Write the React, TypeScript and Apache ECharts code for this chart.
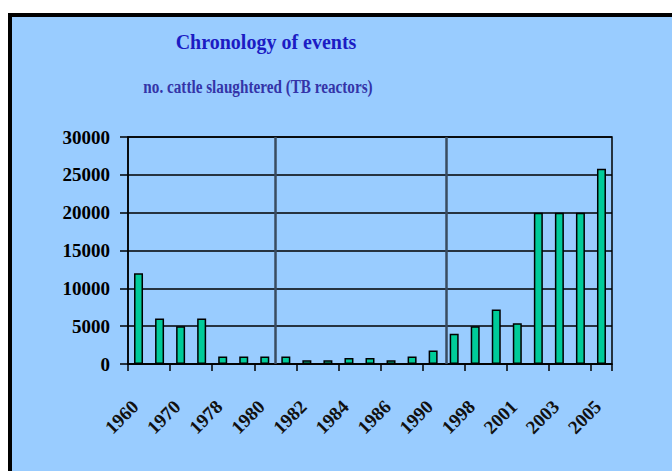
import React, { useEffect, useRef } from "react";
import * as echarts from "echarts";

const categories = [
  "1960", "1965", "1970", "1975", "1978", "1979", "1980", "1981", "1982", "1983", "1984", "1985",
  "1986", "1988", "1990", "1995", "1998", "2000", "2001", "2002", "2003", "2004", "2005",
];
const cattleSlaughtered = [
  12000, 6000, 5000, 6000, 1000, 1000, 1000, 1000, 500, 500, 800, 800,
  500, 1000, 1800, 4000, 5000, 7200, 5400, 20000, 20000, 20000, 25800,
];
const dividerPositions = [7, 15.1];
const yMin = 0;
const yMax = 30000;
const yInterval = 5000;

const titleText = "Chronology of events";
const subtitleText = "no. cattle slaughtered (TB reactors)";

const FONT = '"Liberation Serif", "Times New Roman", serif';

export default function App() {
  const ref = useRef<HTMLDivElement>(null);
  useEffect(() => {
    if (!ref.current) return;
    const chart = echarts.init(ref.current, undefined, { renderer: "svg" });
    chart.setOption({
      animation: false,
      backgroundColor: "#ffffff",
      graphic: [
        {
          type: "rect",
          z: -10,
          shape: { x: 10, y: 15, width: 700, height: 500 },
          style: { fill: "#99CCFF", stroke: "#000000", lineWidth: 4 },
          silent: true,
        },
        {
          type: "text",
          x: 266,
          y: 42,
          style: {
            text: titleText,
            fill: "#1c1cc4",
            font: `bold 20px ${FONT}`,
            textAlign: "center",
            textVerticalAlign: "middle",
          },
        },
        {
          type: "text",
          x: 258,
          y: 87,
          scaleX: 0.8,
          style: {
            text: subtitleText,
            fill: "#3434a8",
            font: `bold 19px ${FONT}`,
            textAlign: "center",
            textVerticalAlign: "middle",
          },
        },
      ],
      grid: {
        left: 128,
        top: 137,
        right: 60,
        bottom: 107,
        show: true,
        borderColor: "#000000",
        borderWidth: 1.5,
        backgroundColor: "transparent",
      },
      xAxis: [
        {
          type: "category",
          data: categories,
          boundaryGap: true,
          axisLine: { show: true, lineStyle: { color: "#000", width: 1.5 } },
          axisTick: { show: true, length: 7, lineStyle: { color: "#000", width: 1.5 } },
          axisLabel: {
            interval: 1,
            rotate: 45,
            margin: 36,
            padding: [0, 5, 0, 0],
            color: "#111",
            fontFamily: FONT,
            fontWeight: "bold",
            fontSize: 19,
          },
          splitLine: { show: false },
        },
        {
          type: "value",
          min: 0,
          max: categories.length,
          show: false,
          splitLine: { show: false },
        },
      ],
      yAxis: {
        type: "value",
        min: yMin,
        max: yMax,
        interval: yInterval,
        axisLine: { show: true, lineStyle: { color: "#000", width: 1.5 } },
        axisTick: { show: true, length: 8, lineStyle: { color: "#000", width: 1.5 } },
        axisLabel: {
          margin: 18,
          color: "#000",
          fontFamily: FONT,
          fontWeight: "bold",
          fontSize: 19,
          formatter: (v: number) => String(v),
        },
        splitLine: { show: true, lineStyle: { color: "#000", width: 1.5 } },
      },
      series: [
        {
          type: "bar",
          data: cattleSlaughtered,
          barWidth: 9,
          itemStyle: { color: "#00CC99", borderColor: "#000", borderWidth: 1.5 },
        },
        {
          type: "line",
          xAxisIndex: 1,
          data: [],
          markLine: {
            silent: true,
            symbol: "none",
            label: { show: false },
            lineStyle: { color: "#3a4c60", width: 2.5, type: "solid" },
            data: dividerPositions.map((v) => ({ xAxis: v })),
          },
        },
      ],
    });
    return () => chart.dispose();
  }, []);
  return (
    <div
      ref={ref}
      style={{ position: "fixed", left: 0, top: 0, width: 672, height: 471 }}
    />
  );
}
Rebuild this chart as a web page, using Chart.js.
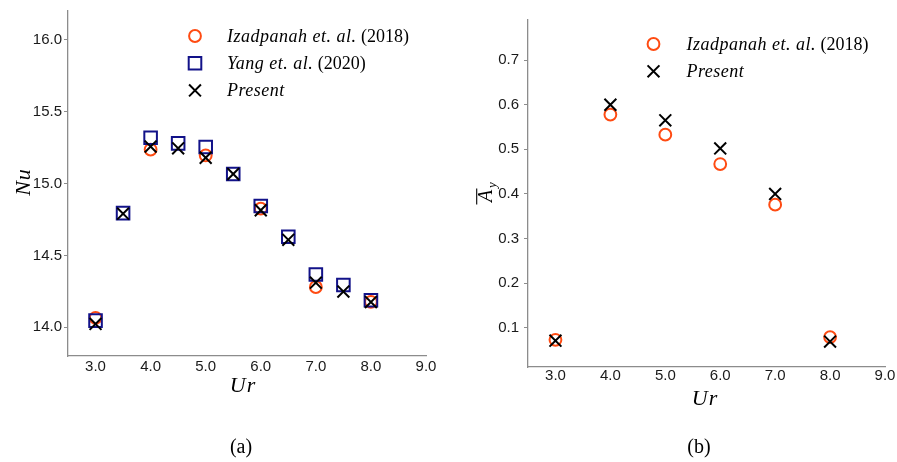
<!DOCTYPE html>
<html>
<head>
<meta charset="utf-8">
<script src="https://cdn.jsdelivr.net/npm/chart.js@4.4.1/dist/chart.umd.min.js"></script>
<style>
  html, body { margin: 0; padding: 0; background: #ffffff; }
  #wrap { position: relative; width: 897px; height: 462px; overflow: hidden; background: #ffffff; }
  canvas { position: absolute; top: 0; }
  #panelA { left: 0; }
  #panelB { left: 450px; }
</style>
</head>
<body>
<div id="wrap">
  <canvas id="panelA" width="450" height="462"></canvas>
  <canvas id="panelB" width="447" height="462"></canvas>
</div>
<script>
// ---- Panel (a): Nusselt number against reduced velocity ----
const urIzadpanahNu = [3.0, 4.0, 5.0, 6.0, 7.0, 8.0];
const nuIzadpanah   = [14.065, 15.236, 15.195, 14.825, 14.280, 14.177];

const urYang = [3.0, 3.5, 4.0, 4.5, 5.0, 5.5, 6.0, 6.5, 7.0, 7.5, 8.0];
const nuYang = [14.046, 14.794, 15.318, 15.279, 15.254, 15.066, 14.844, 14.630, 14.367, 14.294, 14.188];

const urPresentNu = [3.0, 3.5, 4.0, 4.5, 5.0, 5.5, 6.0, 6.5, 7.0, 7.5, 8.0];
const nuPresent   = [14.023, 14.790, 15.257, 15.245, 15.179, 15.066, 14.814, 14.608, 14.310, 14.248, 14.175];

// ---- Panel (b): mean transverse amplitude against reduced velocity ----
const urAmp        = [3.0, 4.0, 5.0, 6.0, 7.0, 8.0];
const ayIzadpanah  = [0.073, 0.578, 0.533, 0.467, 0.376, 0.079];
const ayPresent    = [0.071, 0.600, 0.565, 0.502, 0.400, 0.069];

// ---- Tick labels ----
const urTicks = [3.0, 4.0, 5.0, 6.0, 7.0, 8.0, 9.0];
const nuTicks = [14.0, 14.5, 15.0, 15.5, 16.0];
const ayTicks = [0.1, 0.2, 0.3, 0.4, 0.5, 0.6, 0.7];

// ---- Styling ----
const ORANGE = '#ff4b12';
const NAVY   = '#121289';
const INK    = '#000000';
const AXIS   = '#8c8c8c';
const TICK_FONT = { family: '"Liberation Sans", Arial, sans-serif', size: 15 };
const SERIF = '"Liberation Serif", "Times New Roman", serif';

function points(xs, ys) {
  return xs.map((x, i) => ({ x: x, y: ys[i] }));
}

function fixedTicks(values) {
  return function (scale) {
    scale.ticks = values.map(v => ({ value: v }));
  };
}

const circleStyle = { pointStyle: 'circle',   radius: 5.9, borderWidth: 2, borderColor: ORANGE, backgroundColor: 'rgba(0,0,0,0)' };
const squareStyle = { pointStyle: 'rect',     radius: 8.9, borderWidth: 2, borderColor: NAVY,   backgroundColor: 'rgba(0,0,0,0)' };
const crossStyle  = { pointStyle: 'crossRot', radius: 8.4, borderWidth: 2, borderColor: INK,    backgroundColor: 'rgba(0,0,0,0)' };

// Draws a run of text pieces with mixed italic / upright faces.
function drawRuns(ctx, runs, x, y, size, spacing) {
  let cx = x;
  runs.forEach(r => {
    ctx.font = (r.italic ? 'italic ' : '') + size + 'px ' + SERIF;
    ctx.letterSpacing = (r.italic ? spacing : 0) + 'px';
    ctx.fillText(r.t, cx, y);
    cx += ctx.measureText(r.t).width;
  });
  ctx.letterSpacing = '0px';
}

function drawMarker(ctx, ds, x, y) {
  ctx.save();
  ctx.strokeStyle = ds.borderColor;
  ctx.fillStyle = 'rgba(0,0,0,0)';
  ctx.lineWidth = ds.borderWidth;
  const opts = { pointStyle: ds.pointStyle, radius: ds.radius, borderWidth: ds.borderWidth, rotation: 0 };
  if (Chart.helpers && Chart.helpers.drawPoint) {
    Chart.helpers.drawPoint(ctx, opts, x, y);
  } else {
    ctx.beginPath();
    const r = ds.radius;
    if (ds.pointStyle === 'circle') {
      ctx.arc(x, y, r, 0, Math.PI * 2);
    } else if (ds.pointStyle === 'rect') {
      const h = r * Math.SQRT1_2;
      ctx.rect(x - h, y - h, 2 * h, 2 * h);
    } else {
      const h = r * Math.SQRT1_2;
      ctx.moveTo(x - h, y - h); ctx.lineTo(x + h, y + h);
      ctx.moveTo(x + h, y - h); ctx.lineTo(x - h, y + h);
    }
    ctx.stroke();
  }
  ctx.restore();
}

// Legend rows, axis titles and panel captions.
const paperText = {
  id: 'paperText',
  afterDraw(chart, args, opts) {
    const ctx = chart.ctx;
    const area = chart.chartArea;
    ctx.save();
    ctx.fillStyle = INK;
    ctx.textBaseline = 'middle';
    ctx.textAlign = 'left';

    // legend
    const lg = opts.legend;
    lg.rows.forEach((row, i) => {
      const ds = chart.data.datasets[row.dataset];
      const y = area.top + lg.dy + i * lg.gap;
      drawMarker(ctx, ds, area.left + lg.dx, y);
      ctx.fillStyle = INK;
      drawRuns(ctx, row.runs, area.left + lg.dx + lg.textGap, y + 1, lg.size, lg.spacing);
    });

    // x-axis title
    ctx.textAlign = 'center';
    ctx.font = 'italic 22px ' + SERIF;
    ctx.letterSpacing = '1px';
    ctx.fillText(opts.xTitle.text, opts.xTitle.x, opts.xTitle.y);

    // y-axis title
    ctx.save();
    ctx.translate(opts.yTitle.x, opts.yTitle.y);
    ctx.rotate(-Math.PI / 2);
    if (opts.yTitle.kind === 'bar') {
      // A with an overline and a subscript y
      ctx.font = 'italic 20px ' + SERIF;
      ctx.letterSpacing = '0px';
      ctx.textAlign = 'center';
      ctx.fillText('A', 0, 0);
      ctx.beginPath();
      ctx.lineWidth = 1.1;
      ctx.strokeStyle = INK;
      ctx.moveTo(-8.5, -10.3);
      ctx.lineTo(7.5, -10.3);
      ctx.stroke();
      ctx.font = 'italic 13px ' + SERIF;
      ctx.fillText('y', 11, 5.5);
    } else {
      ctx.fillText(opts.yTitle.text, 0, 0);
    }
    ctx.restore();

    // caption
    ctx.letterSpacing = '0px';
    ctx.font = '20px ' + SERIF;
    ctx.textAlign = 'center';
    ctx.fillText(opts.caption.text, opts.caption.x, opts.caption.y);
    ctx.restore();
  }
};

function axisX(height, pad) {
  return {
    type: 'linear', min: 2.5, max: 9.0,
    afterBuildTicks: fixedTicks(urTicks),
    afterFit: s => { s.height = height; },
    grid: { display: true, drawOnChartArea: false, drawTicks: false },
    border: { display: true, color: AXIS, width: 1.3 },
    ticks: { color: '#1a1a1a', font: TICK_FONT, padding: pad, maxRotation: 0, autoSkip: false,
             callback: v => Number(v).toFixed(1) }
  };
}

function axisY(min, max, ticks, width, pad) {
  return {
    type: 'linear', min: min, max: max,
    afterBuildTicks: fixedTicks(ticks),
    afterFit: s => { s.width = width; },
    grid: { display: true, drawOnChartArea: false, drawTicks: true, tickLength: 4, tickColor: AXIS, tickWidth: 1 },
    border: { display: true, color: AXIS, width: 1.3 },
    ticks: { color: '#1a1a1a', font: TICK_FONT, padding: pad, autoSkip: false,
             callback: v => Number(v).toFixed(1) }
  };
}

const common = {
  responsive: false,
  animation: false,
  events: [],
  clip: false
};

// Panel (a)
new Chart(document.getElementById('panelA'), {
  type: 'scatter',
  data: {
    datasets: [
      Object.assign({ label: 'Izadpanah et. al. (2018)', data: points(urIzadpanahNu, nuIzadpanah), order: 2 }, circleStyle),
      Object.assign({ label: 'Yang et. al. (2020)', data: points(urYang, nuYang), order: 1 }, squareStyle),
      Object.assign({ label: 'Present', data: points(urPresentNu, nuPresent), order: 0 }, crossStyle)
    ]
  },
  options: Object.assign({}, common, {
    layout: { padding: { left: 0, right: 24, top: 7, bottom: 0 } },
    scales: { x: axisX(106, 2), y: axisY(13.8, 16.2, nuTicks, 68, 2) },
    plugins: {
      legend: { display: false },
      tooltip: { enabled: false },
      paperText: {
        legend: {
          dx: 127, dy: 25, gap: 27.2, textGap: 32, size: 18, spacing: 0.5,
          rows: [
            { dataset: 0, runs: [{ t: 'Izadpanah et. al.', italic: true }, { t: ' (2018)', italic: false }] },
            { dataset: 1, runs: [{ t: 'Yang et. al.', italic: true }, { t: ' (2020)', italic: false }] },
            { dataset: 2, runs: [{ t: 'Present', italic: true }] }
          ]
        },
        xTitle: { text: 'Ur', x: 243, y: 386 },
        yTitle: { text: 'Nu', x: 24, y: 182 },
        caption: { text: '(a)', x: 241, y: 448 }
      }
    }
  }),
  plugins: [paperText]
});

// Panel (b)
new Chart(document.getElementById('panelB'), {
  type: 'scatter',
  data: {
    datasets: [
      Object.assign({ label: 'Izadpanah et. al. (2018)', data: points(urAmp, ayIzadpanah), order: 1 }, circleStyle),
      Object.assign({ label: 'Present', data: points(urAmp, ayPresent), order: 0 }, crossStyle)
    ]
  },
  options: Object.assign({}, common, {
    layout: { padding: { left: 0, right: 12, top: 20, bottom: 0 } },
    scales: { x: axisX(95, 0), y: axisY(0.012, 0.79, ayTicks, 78, 5) },
    plugins: {
      legend: { display: false },
      tooltip: { enabled: false },
      paperText: {
        legend: {
          dx: 125.5, dy: 24, gap: 27.3, textGap: 33, size: 18, spacing: 0.5,
          rows: [
            { dataset: 0, runs: [{ t: 'Izadpanah et. al.', italic: true }, { t: ' (2018)', italic: false }] },
            { dataset: 1, runs: [{ t: 'Present', italic: true }] }
          ]
        },
        xTitle: { text: 'Ur', x: 255, y: 399 },
        yTitle: { kind: 'bar', x: 37, y: 196 },
        caption: { text: '(b)', x: 249, y: 448 }
      }
    }
  }),
  plugins: [paperText]
});
</script>
</body>
</html>
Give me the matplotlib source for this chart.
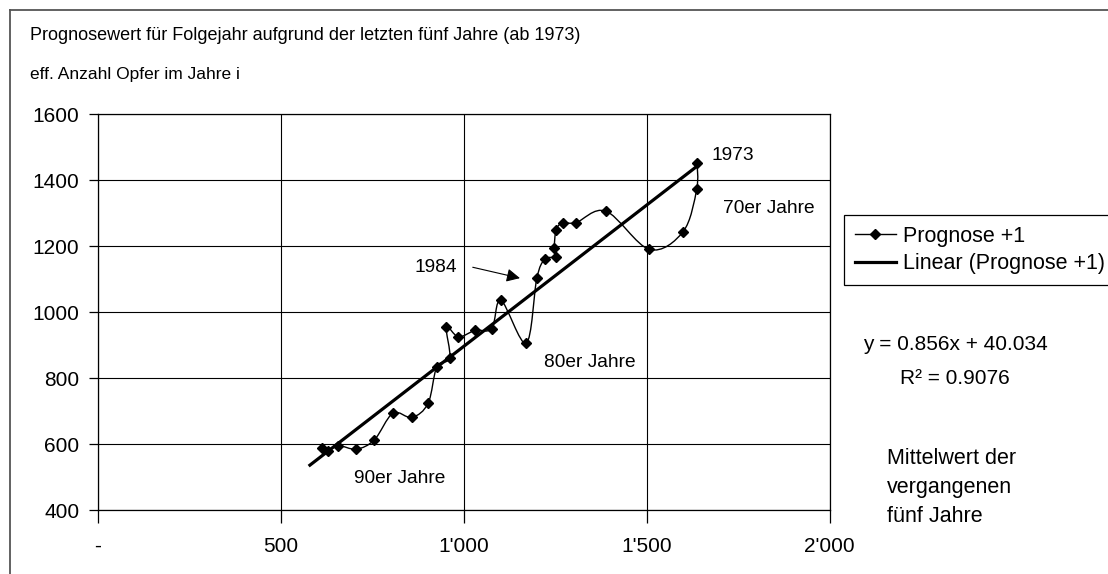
import numpy as np
import matplotlib
matplotlib.use("Agg")
import matplotlib.pyplot as plt
from matplotlib.path import Path
from matplotlib.patches import PathPatch
from matplotlib.lines import Line2D

plt.rcParams['font.family'] = ['Liberation Sans', 'DejaVu Sans']

# mean of the past five years (x) and forecast for next year (y), 1973 .. 2000
mean_5y = [1638, 1637, 1600, 1508, 1389, 1307, 1271, 1253, 1248, 1253, 1222, 1200, 1171, 1102,
           1077, 1032, 986, 953, 962, 927, 903, 859, 807, 756, 707, 657, 630, 612]
forecast = [1453, 1372, 1244, 1190, 1306, 1271, 1271, 1249, 1195, 1168, 1160, 1102, 906, 1036,
            950, 945, 925, 955, 861, 835, 724, 681, 694, 613, 585, 596, 580, 588]

slope, intercept = 0.856, 40.034
r2 = 0.9076
trend_range = [580, 1638]

x_ticks = [0, 500, 1000, 1500, 2000]
x_ticklabels = ['-', '500', "1'000", "1'500", "2'000"]
y_ticks = [400, 600, 800, 1000, 1200, 1400, 1600]

W, H = 1108, 574
fig = plt.figure(figsize=(W / 100, H / 100), dpi=100)
ax = fig.add_axes([97.7 / W, 1 - 510.2 / H, (829.5 - 97.7) / W, (510.2 - 114.1) / H])


def smooth_path(xs, ys):
    # bezier curve through the points, like the smoothed line in excel
    pts = np.column_stack([xs, ys]).astype(float)
    n = len(pts)
    verts = [pts[0]]
    codes = [Path.MOVETO]
    for i in range(n - 1):
        p0 = pts[i - 1] if i > 0 else pts[i]
        p1, p2 = pts[i], pts[i + 1]
        p3 = pts[i + 2] if i + 2 < n else pts[i + 1]
        verts += [p1 + (p2 - p0) / 6, p2 - (p3 - p1) / 6, p2]
        codes += [Path.CURVE4] * 3
    return Path(verts, codes)


ax.add_patch(PathPatch(smooth_path(mean_5y, forecast), fill=False, lw=1.0, edgecolor='black', zorder=3))
ax.plot(mean_5y, forecast, ls='none', marker='D', ms=5.5, color='black', zorder=4)

tx = np.array(trend_range)
ax.plot(tx, slope * tx + intercept, color='black', lw=2.3, zorder=3)

ax.set_xlim(0, 2000)
ax.set_ylim(400, 1600)
ax.set_xticks(x_ticks)
ax.set_xticklabels(x_ticklabels)
ax.set_yticks(y_ticks)
ax.grid(True, color='black', lw=0.8)
ax.set_axisbelow(True)
for s in ax.spines.values():
    s.set_linewidth(0.9)
ax.tick_params(axis='x', direction='out', length=9, width=0.9, pad=10, labelsize=15)
ax.tick_params(axis='y', direction='out', length=6.3, width=0.9, pad=7, labelsize=15)

# annotations
txt = dict(fontsize=13.8, va='center', ha='left')
ax.text(1678, 1476, '1973', **txt)
ax.text(1709, 1315, '70er Jahre', **txt)
ax.text(1220, 848, '80er Jahre', **txt)
ax.text(701, 496, '90er Jahre', **txt)
ax.annotate('', xy=(1154, 1103), xytext=(1025, 1136),
            arrowprops=dict(arrowstyle='-|>', color='black', lw=0.8, mutation_scale=20,
                            shrinkA=0, shrinkB=0))
ax.text(867, 1136, '1984', **txt)

fig.text(30 / W, 1 - 36 / H, 'Prognosewert für Folgejahr aufgrund der letzten fünf Jahre (ab 1973)',
         fontsize=13, va='center', ha='left')
fig.text(30 / W, 1 - 75 / H, 'eff. Anzahl Opfer im Jahre i', fontsize=12.5, va='center', ha='left')

fig.text(955 / W, 1 - 345 / H, f'y = {slope}x + {intercept}', fontsize=15, va='center', ha='center')
fig.text(955 / W, 1 - 378 / H, f'R² = {r2}', fontsize=15, va='center', ha='center')
for i, line in enumerate(['Mittelwert der', 'vergangenen', 'fünf Jahre']):
    fig.text(887 / W, 1 - (458 + 29.5 * i) / H, line, fontsize=15.5, va='center', ha='left')

handles = [Line2D([], [], color='black', lw=1.0, marker='D', ms=5),
           Line2D([], [], color='black', lw=2.3)]
leg = fig.legend(handles, ['Prognose +1', 'Linear (Prognose +1)'], loc='upper left',
                 bbox_to_anchor=(844 / W, 1 - 215 / H), borderaxespad=0, fontsize=15.5,
                 frameon=True, fancybox=False, edgecolor='black', framealpha=1,
                 handlelength=1.9, handletextpad=0.35, labelspacing=0.3, borderpad=0.5)
leg.get_frame().set_linewidth(0.9)

# chart area border (top and left edges visible)
border = dict(color='#555555', lw=1.3, transform=fig.transFigure)
fig.add_artist(Line2D([10 / W, 1], [1 - 10 / H, 1 - 10 / H], **border))
fig.add_artist(Line2D([10 / W, 10 / W], [0, 1 - 10 / H], **border))

fig.savefig('out.png', dpi=100)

-*-

▶ _INSTRUCTIONS FOR THE TASK_: Reproduce the material above exactly, first line through the line that contains "cattle slaughtered (TB", minus the pictures.

▶ _EXERCISE ANSWER_:
Write the React, TypeScript and Apache ECharts code for this chart.
import React, { useEffect, useRef } from "react";
import * as echarts from "echarts";

const categories = [
  "1960", "1965", "1970", "1975", "1978", "1979", "1980", "1981", "1982", "1983", "1984", "1985",
  "1986", "1988", "1990", "1995", "1998", "2000", "2001", "2002", "2003", "2004", "2005",
];
const cattleSlaughtered = [
  12000, 6000, 5000, 6000, 1000, 1000, 1000, 1000, 500, 500, 800, 800,
  500, 1000, 1800, 4000, 5000, 7200, 5400, 20000, 20000, 20000, 25800,
];
const dividerPositions = [7, 15.1];
const yMin = 0;
const yMax = 30000;
const yInterval = 5000;

const titleText = "Chronology of events";
const subtitleText = "no. cattle slaughtered (TB reactors)";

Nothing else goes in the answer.